Hoje me incomodo com o que não me incomodava antes. É um dos benefícios dos movimentos sociais: nos arrancam da bolha e nos jogam na vida real.
Outro dia escutei uma música antiga gravada por amigos meus. Antiga mesmo, fez sucesso há uns 30 anos. Não vou dar o serviço (nome, autores) porque estamos em fase de intensa patrulha e eles são muito talentosos e gente boa, não merecem agressões retroativas. Tenho certeza de que hoje eles não comporiam os dois versos simplórios que soavam engraçados, mas que agora doeram nos meus ouvidos - claro que estou falando sobre machismo.
Já soube de escritor que está reescrevendo o próprio livro, publicado há 20 anos, para relançá-lo numa versão politicamente correta. Se olharmos para trás, encontraremos inúmeras obras racistas, machistas e homofóbicas que não nos incomodavam tanto (Monteiro Lobato e suas alusões à tia Anastácia é o exemplo mais notório), mas que hoje não resistiriam a uma boa grita.
Eu mesma já escrevi bobagens que não repetiria (nada como cometer erros novos), porém acho inútil reescrever, regravar, revisar o que já foi publicado e divulgado. São registros de uma época que passou e que hoje têm ao menos esta serventia: incomodar. Quando a gente se sente incomodado com algo que antes não nos abalava, é sinal de que nos tornamos mais conscientes.

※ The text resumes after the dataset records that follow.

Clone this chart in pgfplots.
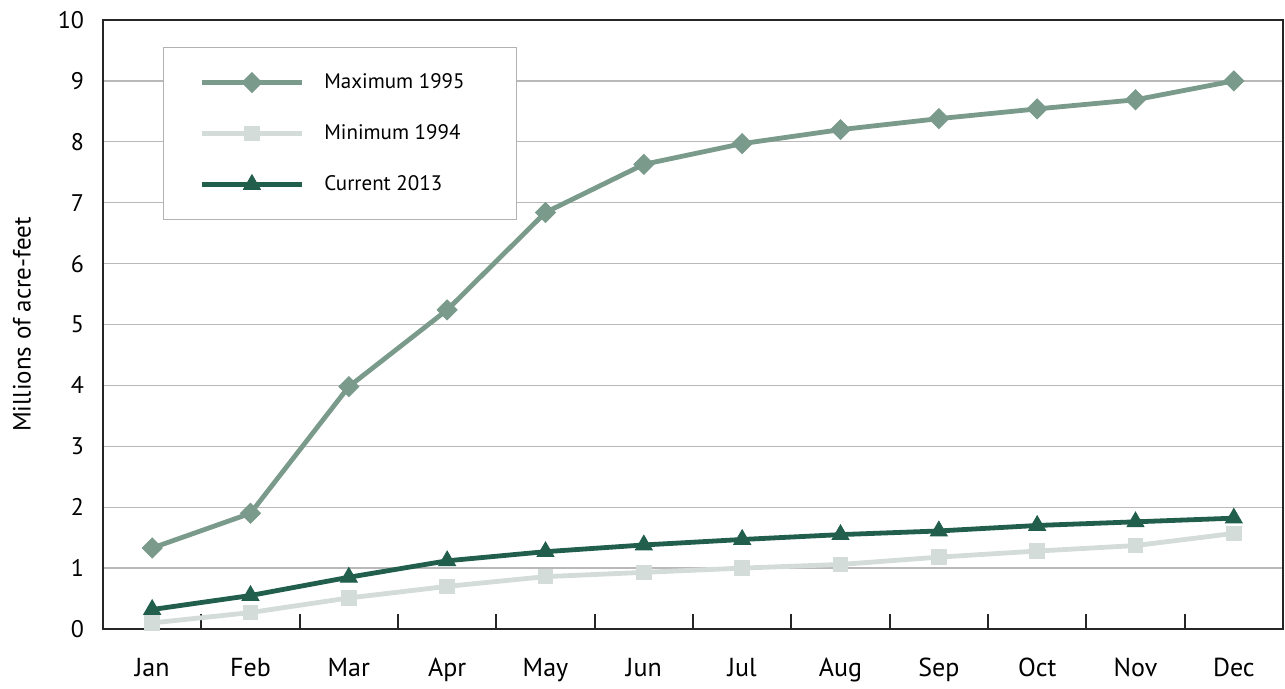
\documentclass[border=0pt]{standalone}
\usepackage{pgfplots}
\pgfplotsset{compat=1.18}
\usepackage{fontspec}
\setmainfont{PT Sans}
\definecolor{cmax}{HTML}{7A9A8B}
\definecolor{cmin}{HTML}{D3DCD8}
\definecolor{ccur}{HTML}{215E4C}
\begin{document}
\begin{tikzpicture}
\begin{axis}[
  at={(0,0)}, anchor=south west,
  scale only axis,
  width=590pt, height=304.5pt,
  xmin=-0.5, xmax=11.5, ymin=0, ymax=10,
  xtick={0,...,11},
  xticklabels={Jan,Feb,Mar,Apr,May,Jun,Jul,Aug,Sep,Oct,Nov,Dec},
  minor xtick={0.5,1.5,...,10.5},
  ytick={0,1,...,10},
  major tick length=0pt,
  minor tick length=7.5pt,
  tick align=inside,
  xtick pos=bottom, ytick pos=left,
  minor tick style={line width=0.9pt, black!85},
  ymajorgrids,
  major grid style={line width=0.7pt, gray!55},
  axis line style={line width=1.3pt, black!85},
  /pgf/number format/assume math mode=true,
  x tick label style={font=\fontsize{13}{15}\selectfont, yshift=-11pt},
  y tick label style={font=\fontsize{12}{14}\selectfont, xshift=-6pt},
  ylabel={Millions of acre-feet},
  every axis y label/.style={at={(rel axis cs:0,0.5)}, xshift=-40.5pt, rotate=90, anchor=center, font=\fontsize{12.5}{14}\selectfont},
  legend cell align=left,
  legend image code/.code={\draw[#1, mark repeat=2, mark phase=2] plot coordinates {(0pt,0pt) (25pt,0pt) (50pt,0pt)};},
  legend style={at={(0.0508,0.9557)}, anchor=north west, draw=gray!60, line width=0.6pt, fill=white,
    inner xsep=18pt, inner ysep=11pt, row sep=12.5pt,
    font=\fontsize{10.5}{12}\selectfont,
    /tikz/every odd column/.append style={column sep=8pt}},
]
\addplot[cmax, line width=2.4pt, mark=square*, mark size=3.5pt, mark options={rotate=45, draw=cmax, fill=cmax, solid, line width=0.5pt}]
 coordinates {(0,1.33) (1,1.90) (2,3.98) (3,5.24) (4,6.84) (5,7.63) (6,7.97) (7,8.20) (8,8.38) (9,8.54) (10,8.69) (11,9.00)};
\addlegendentry{Maximum 1995\rule{6pt}{0pt}}
\addplot[cmin, line width=2.4pt, mark=square*, mark size=3.6pt, mark options={draw=cmin, fill=cmin, solid, line width=0.5pt}]
 coordinates {(0,0.10) (1,0.27) (2,0.51) (3,0.70) (4,0.86) (5,0.93) (6,1.00) (7,1.06) (8,1.18) (9,1.28) (10,1.37) (11,1.57)};
\addlegendentry{Minimum 1994}
\addplot[ccur, line width=2.4pt, mark=triangle*, mark size=4.8pt, mark options={draw=ccur, fill=ccur, solid, line width=0.5pt}]
 coordinates {(0,0.32) (1,0.55) (2,0.85) (3,1.12) (4,1.27) (5,1.38) (6,1.47) (7,1.55) (8,1.61) (9,1.70) (10,1.76) (11,1.82)};
\addlegendentry{Current 2013}
\end{axis}
\useasboundingbox (-51.5pt,-25pt) rectangle (591pt,314.5pt);
\end{tikzpicture}
\end{document}
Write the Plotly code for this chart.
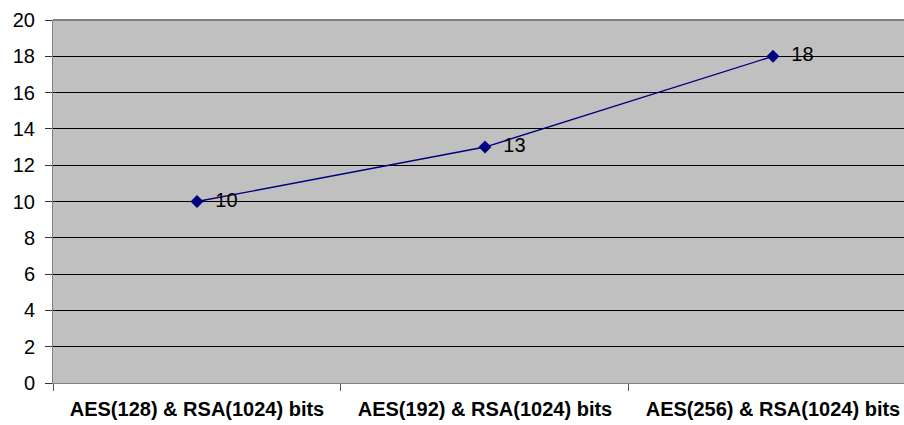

Falo por mim. Até alguns anos, não achava necessária a revitalização do movimento feminista, acreditava que o caminho da nossa independência e emancipação estava pavimentado e que o tempo trataria de ajustar o que faltasse. Equivocadíssima. Os anos 1950 e 60 foram cruciais para a mulher entrar no mercado de trabalho e conquistar sua liberdade sexual, mas foi só um (gigantesco) primeiro passo. Ainda temos chão a trilhar. Os altos índices de feminicídio não são mimimi, eles justificam os movimentos que vêm eclodindo no mundo todo.
Sob efeito do arrebatador vídeo das chilenas (El violador eres tú), recomendo dois livros: O Homem Infelizmente Tem que Acabar, da irônica e divertida Clara Corleone, que sem rodeios inaugura um novo normal, e Mulheres Empilhadas, da veterana Patricia Melo, que também coloca o dedo na ferida e mostra que não há exagero nem vitimismo quando o assunto é violência contra a mulher. Uma de forma leve, outra de forma dramática, ambas as leituras - agradáveis, modernas, sem nenhum ranço - nos guiam rumo a uma sociedade mais igualitária. Mostram como funciona o sutil rebaixamento da mulher, que acontece todo dia em detalhes quase imperceptíveis. E abrem nossos olhos, a fim de educarmos melhor nossas filhas e, principalmente, nossos filhos - os novos homens que estamos colocando no mundo.
Evoluir nem sempre significa deixar pra lá, se importar menos. Hoje me incomodo com o que não me incomodava antes. É um dos benefícios dos movimentos sociais: nos arrancam da bolha e nos jogam na vida real.